Digital Terrestrial Television – Do not adjust your set

October 2012 saw Arqiva complete the largest broadcast engineering project in UK history, Digital Switch Over. In the five years since, how has the digital TV platform developed and what does the future hold?

24 October 2017 will mark the fifth anniversary of the biggest change in the UK television market for a generation, as the nation said goodbye to analogue signal and the Digital Switch Over (DSO) was complete.

In 2012, the DSO programme was the largest broadcast engineering project the UK had ever seen, with a combined 1,200 man years of work undertaken over a five year period resulting in the installation of around 3,700 new digital transmitters. It’s quite amazing to think how big a deal the switch over was, yet how quickly analogue TV has passed into the annals of history.

(A similar engineering programme is currently underway, on a slightly smaller scale, to clear the 700MHz frequency band for use by mobile data.)

Up until switchover began in 2007, TV customers in the UK who did not subscribe to a satellite or cable pay-TV service were, in the main, restricted to just the five traditional channels. At switchover, those customers were given access to around 40 channels, and as of last year this figure had more than doubled, with over 110 channels available on Freeview – a vast improvement in choice for viewers.

Universal, high quality and free

The continuing success of the Digital Terrestrial Television (DTT) platform since the switch over can be attributed to four key elements: 

  • One, it is universal. The network covers 98.5% of the UK population with around 19m households choosing to use DTT within their household
  • Two, it is high quality. The content offered by DTT features the main UK brands and most popular TV shows with 95% of the most watched programmes on Freeview (source: Digital UK), much of it available in HD
  • Three, it is free. It is installed in all TVs sold and the barriers to installing or using an aerial to access Freeview DTT content continue to be very low. Most UK homes have an outdoor aerial installed and indoor aerials can be purchased for less than £20
  • Four, the platform is successfully evolving through a hybrid DTT / internet-connected offer to ensure that it will continue to meet how viewers increasingly want to watch TV, including picking and choosing if they want to purchase additional content to add to their free to air viewing experience.

Shifting market

While 2012 was a milestone moment for how terrestrial television was delivered in the UK, the market was already changing in a number of other ways – in particular, catch-up, on-demand and streaming services had begun to make their mark. By this time, BBC’s iPlayer had been around for five years, Netflix had only just launched to UK viewers, and LoveFilm’s fledgling streaming service (which would later become Amazon Prime Video) was just a year old.

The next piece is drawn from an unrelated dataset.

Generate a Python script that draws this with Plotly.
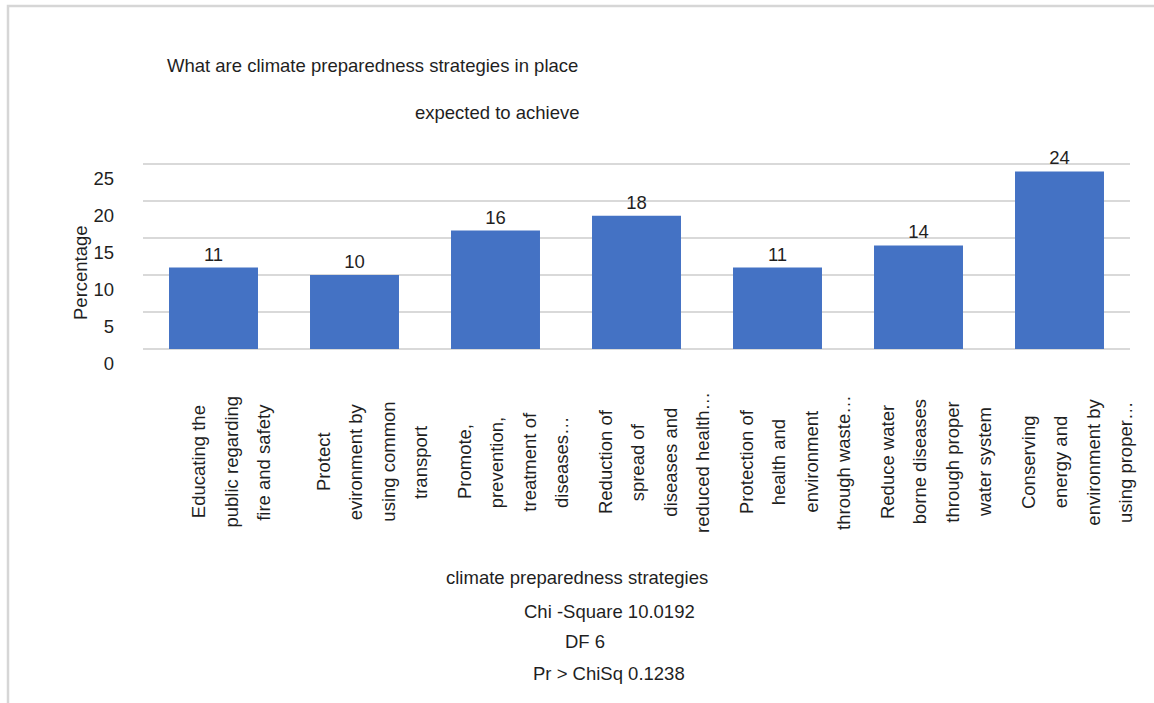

The choice and flexibility provided by IPTV services like these has posed a significant challenge to traditional pay-TV operators – yet the DTT platform is going from strength to strength.

UK Households are increasingly moving towards a pay-lite model, picking and choosing skinny bundles of premium content on top of a base of high quality free-to-air content, primarily delivered via the DTT platform – usually through a connected Smart TV using Freeview (i.e. Freeview Play) or a hybrid DTT/IPTV platform (i.e. BT TV, Talk Talk TV, EE TV or Sky’s Now TV) or supplementing the DTT viewing via a streaming stick.


The evidence shows that the vast majority of ‘cord-cutters’ (as they have become known) who move away from traditional pay-TV providers, have migrated to cheaper alternatives which in the majority of cases have DTT at their core.  Very few viewers have decided to go all the way and subscribe to SVOD or online-only content..

Only a few hundred thousand viewers claim to have a working Smart TV but do not use it for accessing a traditional TV platform (i.e. DTT via an aerial, cable or satellite) –  it’s a behaviour seen primarily in limited segments of the market, e.g. students or those in shared accommodation.

To this point, age is often cited as a reason why viewers are less interested in traditional, linear television. While it’s true that young people watch less TV in this format than older age groups, linear TV still accounts for the majority of their video time per day[†]. The difference, perhaps, is how the younger generation engages with that content, and the volume of additional video content (delivered on tablets and phones) they consume alongside it.

There is also ongoing evidence to suggest that as viewers age and their lifestyles change, they watch more linear TV – for example, as people have families favouring a more communal viewing experience (verses solo-viewing) is likely.

Now and into the future

On average people still spend well over 3 hours a day[‡][§] watching linear TV – a number not dissimilar to a decade ago, albeit with some changes in between.

The continued success of major television properties broadcast in the traditional manner – such as The Great British Bake Off, Strictly Come Dancing and Love Island – proves that the communal experience of watching and sharing television shows as and when they are first broadcast looks set to be with us for the foreseeable future.

With this in mind, we can celebrate the fifth anniversary of the Digital Switchover in the knowledge that the offer viewers have by combining both DTT and IP content experiences is as strong as it has ever been, and the DTT platform is well positioned to serve the needs of viewers today and into the future.

[†] BARB, The Viewing Report April 2017

[‡] Thinkbox /  BARB, 2005-2016, individuals. TV set viewing within 7 days of broadcast.